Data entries
........
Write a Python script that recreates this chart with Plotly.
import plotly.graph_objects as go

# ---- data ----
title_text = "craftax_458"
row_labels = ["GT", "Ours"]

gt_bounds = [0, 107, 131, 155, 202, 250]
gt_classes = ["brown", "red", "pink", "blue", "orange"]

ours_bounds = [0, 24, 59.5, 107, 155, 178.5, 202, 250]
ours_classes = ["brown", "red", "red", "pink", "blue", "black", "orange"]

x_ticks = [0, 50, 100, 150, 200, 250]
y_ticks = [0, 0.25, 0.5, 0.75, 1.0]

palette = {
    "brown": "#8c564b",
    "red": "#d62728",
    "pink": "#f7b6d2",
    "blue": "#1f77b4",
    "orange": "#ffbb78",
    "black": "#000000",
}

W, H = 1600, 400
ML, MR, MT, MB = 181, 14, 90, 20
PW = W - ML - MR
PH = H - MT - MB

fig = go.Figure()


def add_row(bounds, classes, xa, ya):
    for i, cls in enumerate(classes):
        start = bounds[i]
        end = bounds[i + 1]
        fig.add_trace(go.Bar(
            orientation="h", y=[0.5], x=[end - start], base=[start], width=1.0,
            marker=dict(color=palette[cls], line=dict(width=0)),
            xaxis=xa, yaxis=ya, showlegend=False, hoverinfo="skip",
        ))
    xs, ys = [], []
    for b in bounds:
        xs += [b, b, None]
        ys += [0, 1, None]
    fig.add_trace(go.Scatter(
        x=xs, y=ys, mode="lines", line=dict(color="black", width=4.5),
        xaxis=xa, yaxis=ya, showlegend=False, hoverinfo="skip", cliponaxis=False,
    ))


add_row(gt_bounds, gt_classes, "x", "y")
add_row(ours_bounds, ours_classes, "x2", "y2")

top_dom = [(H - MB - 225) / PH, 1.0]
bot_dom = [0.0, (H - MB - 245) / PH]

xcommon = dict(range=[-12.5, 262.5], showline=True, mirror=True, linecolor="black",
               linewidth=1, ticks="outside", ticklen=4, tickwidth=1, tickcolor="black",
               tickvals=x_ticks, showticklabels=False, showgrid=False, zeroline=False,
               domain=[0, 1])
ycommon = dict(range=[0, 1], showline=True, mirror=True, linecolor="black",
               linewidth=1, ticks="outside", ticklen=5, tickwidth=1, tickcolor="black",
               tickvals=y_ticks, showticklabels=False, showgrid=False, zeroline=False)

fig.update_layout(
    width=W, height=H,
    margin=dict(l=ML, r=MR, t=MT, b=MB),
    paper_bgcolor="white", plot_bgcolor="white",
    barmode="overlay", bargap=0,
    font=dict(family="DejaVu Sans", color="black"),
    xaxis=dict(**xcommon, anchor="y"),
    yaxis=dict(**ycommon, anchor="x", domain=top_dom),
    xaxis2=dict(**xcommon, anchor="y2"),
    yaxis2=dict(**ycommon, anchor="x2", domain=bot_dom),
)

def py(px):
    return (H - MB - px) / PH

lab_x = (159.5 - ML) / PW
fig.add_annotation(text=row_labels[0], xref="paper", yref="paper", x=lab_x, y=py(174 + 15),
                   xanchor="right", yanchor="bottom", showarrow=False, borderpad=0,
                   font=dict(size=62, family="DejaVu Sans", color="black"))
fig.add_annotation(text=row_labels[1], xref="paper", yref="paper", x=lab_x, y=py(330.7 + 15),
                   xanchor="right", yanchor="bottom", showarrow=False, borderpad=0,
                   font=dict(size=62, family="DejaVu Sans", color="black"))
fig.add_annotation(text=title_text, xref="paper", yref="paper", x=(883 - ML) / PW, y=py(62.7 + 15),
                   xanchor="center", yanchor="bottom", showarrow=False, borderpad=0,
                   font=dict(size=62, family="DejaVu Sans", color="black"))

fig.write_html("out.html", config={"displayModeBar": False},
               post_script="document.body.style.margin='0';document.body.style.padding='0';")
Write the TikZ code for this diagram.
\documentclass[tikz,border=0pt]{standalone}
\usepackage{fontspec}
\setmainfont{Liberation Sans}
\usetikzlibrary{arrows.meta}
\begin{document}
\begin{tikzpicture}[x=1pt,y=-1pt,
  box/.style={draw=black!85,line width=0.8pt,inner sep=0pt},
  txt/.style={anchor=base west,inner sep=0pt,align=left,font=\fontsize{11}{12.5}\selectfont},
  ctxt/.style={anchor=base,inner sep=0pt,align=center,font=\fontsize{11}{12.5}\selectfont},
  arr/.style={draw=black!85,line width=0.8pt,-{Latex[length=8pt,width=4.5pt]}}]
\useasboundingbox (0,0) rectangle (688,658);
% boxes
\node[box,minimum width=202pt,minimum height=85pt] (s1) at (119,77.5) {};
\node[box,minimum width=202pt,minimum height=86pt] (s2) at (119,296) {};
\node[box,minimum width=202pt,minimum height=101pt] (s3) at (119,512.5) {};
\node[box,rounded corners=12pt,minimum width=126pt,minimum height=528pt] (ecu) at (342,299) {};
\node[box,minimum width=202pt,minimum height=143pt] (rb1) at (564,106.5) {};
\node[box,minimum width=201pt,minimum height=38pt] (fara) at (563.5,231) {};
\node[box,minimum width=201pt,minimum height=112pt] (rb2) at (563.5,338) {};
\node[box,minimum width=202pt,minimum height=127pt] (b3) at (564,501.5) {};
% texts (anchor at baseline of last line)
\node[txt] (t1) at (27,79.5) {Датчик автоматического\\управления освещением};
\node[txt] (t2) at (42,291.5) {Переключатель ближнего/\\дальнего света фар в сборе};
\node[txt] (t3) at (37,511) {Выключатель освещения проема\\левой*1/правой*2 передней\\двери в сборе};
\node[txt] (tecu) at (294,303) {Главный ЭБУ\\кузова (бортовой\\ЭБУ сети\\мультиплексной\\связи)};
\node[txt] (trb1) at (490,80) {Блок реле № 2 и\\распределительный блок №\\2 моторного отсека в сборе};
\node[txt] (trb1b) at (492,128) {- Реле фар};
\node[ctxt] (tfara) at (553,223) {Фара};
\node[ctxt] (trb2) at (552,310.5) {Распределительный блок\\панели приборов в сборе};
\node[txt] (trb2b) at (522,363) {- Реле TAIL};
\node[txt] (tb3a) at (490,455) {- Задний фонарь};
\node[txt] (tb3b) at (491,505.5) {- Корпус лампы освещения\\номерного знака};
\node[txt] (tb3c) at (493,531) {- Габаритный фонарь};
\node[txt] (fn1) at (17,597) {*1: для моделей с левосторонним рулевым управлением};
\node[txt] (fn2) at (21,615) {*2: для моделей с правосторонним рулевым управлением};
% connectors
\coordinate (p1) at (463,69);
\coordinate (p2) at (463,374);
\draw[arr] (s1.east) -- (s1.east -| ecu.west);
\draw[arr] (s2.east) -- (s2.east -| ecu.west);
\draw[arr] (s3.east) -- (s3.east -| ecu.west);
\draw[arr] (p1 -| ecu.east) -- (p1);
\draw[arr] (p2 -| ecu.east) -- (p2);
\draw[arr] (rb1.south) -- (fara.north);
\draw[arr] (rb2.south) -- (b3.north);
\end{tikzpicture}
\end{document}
........
** Work to do **
Extract the complete data, matching each line exactly.

** Written solution **
Write a Python script that recreates this chart with Plotly.
import plotly.graph_objects as go

# ---- data ----
title_text = "craftax_458"
row_labels = ["GT", "Ours"]

gt_bounds = [0, 107, 131, 155, 202, 250]
gt_classes = ["brown", "red", "pink", "blue", "orange"]

ours_bounds = [0, 24, 59.5, 107, 155, 178.5, 202, 250]
ours_classes = ["brown", "red", "red", "pink", "blue", "black", "orange"]

x_ticks = [0, 50, 100, 150, 200, 250]
y_ticks = [0, 0.25, 0.5, 0.75, 1.0]

palette = {
    "brown": "#8c564b",
    "red": "#d62728",
    "pink": "#f7b6d2",
    "blue": "#1f77b4",
    "orange": "#ffbb78",
    "black": "#000000",
}

W, H = 1600, 400
ML, MR, MT, MB = 181, 14, 90, 20
PW = W - ML - MR
PH = H - MT - MB

fig = go.Figure()


def add_row(bounds, classes, xa, ya):
    for i, cls in enumerate(classes):
        start = bounds[i]
        end = bounds[i + 1]
        fig.add_trace(go.Bar(
            orientation="h", y=[0.5], x=[end - start], base=[start], width=1.0,
            marker=dict(color=palette[cls], line=dict(width=0)),
            xaxis=xa, yaxis=ya, showlegend=False, hoverinfo="skip",
        ))
    xs, ys = [], []
    for b in bounds:
        xs += [b, b, None]
        ys += [0, 1, None]
    fig.add_trace(go.Scatter(
        x=xs, y=ys, mode="lines", line=dict(color="black", width=4.5),
        xaxis=xa, yaxis=ya, showlegend=False, hoverinfo="skip", cliponaxis=False,
    ))


add_row(gt_bounds, gt_classes, "x", "y")
add_row(ours_bounds, ours_classes, "x2", "y2")

top_dom = [(H - MB - 225) / PH, 1.0]
bot_dom = [0.0, (H - MB - 245) / PH]

xcommon = dict(range=[-12.5, 262.5], showline=True, mirror=True, linecolor="black",
               linewidth=1, ticks="outside", ticklen=4, tickwidth=1, tickcolor="black",
               tickvals=x_ticks, showticklabels=False, showgrid=False, zeroline=False,
               domain=[0, 1])
ycommon = dict(range=[0, 1], showline=True, mirror=True, linecolor="black",
               linewidth=1, ticks="outside", ticklen=5, tickwidth=1, tickcolor="black",
               tickvals=y_ticks, showticklabels=False, showgrid=False, zeroline=False)

fig.update_layout(
    width=W, height=H,
    margin=dict(l=ML, r=MR, t=MT, b=MB),
    paper_bgcolor="white", plot_bgcolor="white",
    barmode="overlay", bargap=0,
    font=dict(family="DejaVu Sans", color="black"),
    xaxis=dict(**xcommon, anchor="y"),
    yaxis=dict(**ycommon, anchor="x", domain=top_dom),
    xaxis2=dict(**xcommon, anchor="y2"),
    yaxis2=dict(**ycommon, anchor="x2", domain=bot_dom),
)

def py(px):
    return (H - MB - px) / PH

lab_x = (159.5 - ML) / PW
fig.add_annotation(text=row_labels[0], xref="paper", yref="paper", x=lab_x, y=py(174 + 15),
                   xanchor="right", yanchor="bottom", showarrow=False, borderpad=0,
                   font=dict(size=62, family="DejaVu Sans", color="black"))
fig.add_annotation(text=row_labels[1], xref="paper", yref="paper", x=lab_x, y=py(330.7 + 15),
                   xanchor="right", yanchor="bottom", showarrow=False, borderpad=0,
                   font=dict(size=62, family="DejaVu Sans", color="black"))
fig.add_annotation(text=title_text, xref="paper", yref="paper", x=(883 - ML) / PW, y=py(62.7 + 15),
                   xanchor="center", yanchor="bottom", showarrow=False, borderpad=0,
                   font=dict(size=62, family="DejaVu Sans", color="black"))

fig.write_html("out.html", config={"displayModeBar": False},
               post_script="document.body.style.margin='0';document.body.style.padding='0';")
Write the TikZ code for this diagram.
\documentclass[tikz,border=0pt]{standalone}
\usepackage{fontspec}
\setmainfont{Liberation Sans}
\usetikzlibrary{arrows.meta}
\begin{document}
\begin{tikzpicture}[x=1pt,y=-1pt,
  box/.style={draw=black!85,line width=0.8pt,inner sep=0pt},
  txt/.style={anchor=base west,inner sep=0pt,align=left,font=\fontsize{11}{12.5}\selectfont},
  ctxt/.style={anchor=base,inner sep=0pt,align=center,font=\fontsize{11}{12.5}\selectfont},
  arr/.style={draw=black!85,line width=0.8pt,-{Latex[length=8pt,width=4.5pt]}}]
\useasboundingbox (0,0) rectangle (688,658);
% boxes
\node[box,minimum width=202pt,minimum height=85pt] (s1) at (119,77.5) {};
\node[box,minimum width=202pt,minimum height=86pt] (s2) at (119,296) {};
\node[box,minimum width=202pt,minimum height=101pt] (s3) at (119,512.5) {};
\node[box,rounded corners=12pt,minimum width=126pt,minimum height=528pt] (ecu) at (342,299) {};
\node[box,minimum width=202pt,minimum height=143pt] (rb1) at (564,106.5) {};
\node[box,minimum width=201pt,minimum height=38pt] (fara) at (563.5,231) {};
\node[box,minimum width=201pt,minimum height=112pt] (rb2) at (563.5,338) {};
\node[box,minimum width=202pt,minimum height=127pt] (b3) at (564,501.5) {};
% texts (anchor at baseline of last line)
\node[txt] (t1) at (27,79.5) {Датчик автоматического\\управления освещением};
\node[txt] (t2) at (42,291.5) {Переключатель ближнего/\\дальнего света фар в сборе};
\node[txt] (t3) at (37,511) {Выключатель освещения проема\\левой*1/правой*2 передней\\двери в сборе};
\node[txt] (tecu) at (294,303) {Главный ЭБУ\\кузова (бортовой\\ЭБУ сети\\мультиплексной\\связи)};
\node[txt] (trb1) at (490,80) {Блок реле № 2 и\\распределительный блок №\\2 моторного отсека в сборе};
\node[txt] (trb1b) at (492,128) {- Реле фар};
\node[ctxt] (tfara) at (553,223) {Фара};
\node[ctxt] (trb2) at (552,310.5) {Распределительный блок\\панели приборов в сборе};
\node[txt] (trb2b) at (522,363) {- Реле TAIL};
\node[txt] (tb3a) at (490,455) {- Задний фонарь};
\node[txt] (tb3b) at (491,505.5) {- Корпус лампы освещения\\номерного знака};
\node[txt] (tb3c) at (493,531) {- Габаритный фонарь};
\node[txt] (fn1) at (17,597) {*1: для моделей с левосторонним рулевым управлением};
\node[txt] (fn2) at (21,615) {*2: для моделей с правосторонним рулевым управлением};
% connectors
\coordinate (p1) at (463,69);
\coordinate (p2) at (463,374);
\draw[arr] (s1.east) -- (s1.east -| ecu.west);
\draw[arr] (s2.east) -- (s2.east -| ecu.west);
\draw[arr] (s3.east) -- (s3.east -| ecu.west);
\draw[arr] (p1 -| ecu.east) -- (p1);
\draw[arr] (p2 -| ecu.east) -- (p2);
\draw[arr] (rb1.south) -- (fara.north);
\draw[arr] (rb2.south) -- (b3.north);
\end{tikzpicture}
\end{document}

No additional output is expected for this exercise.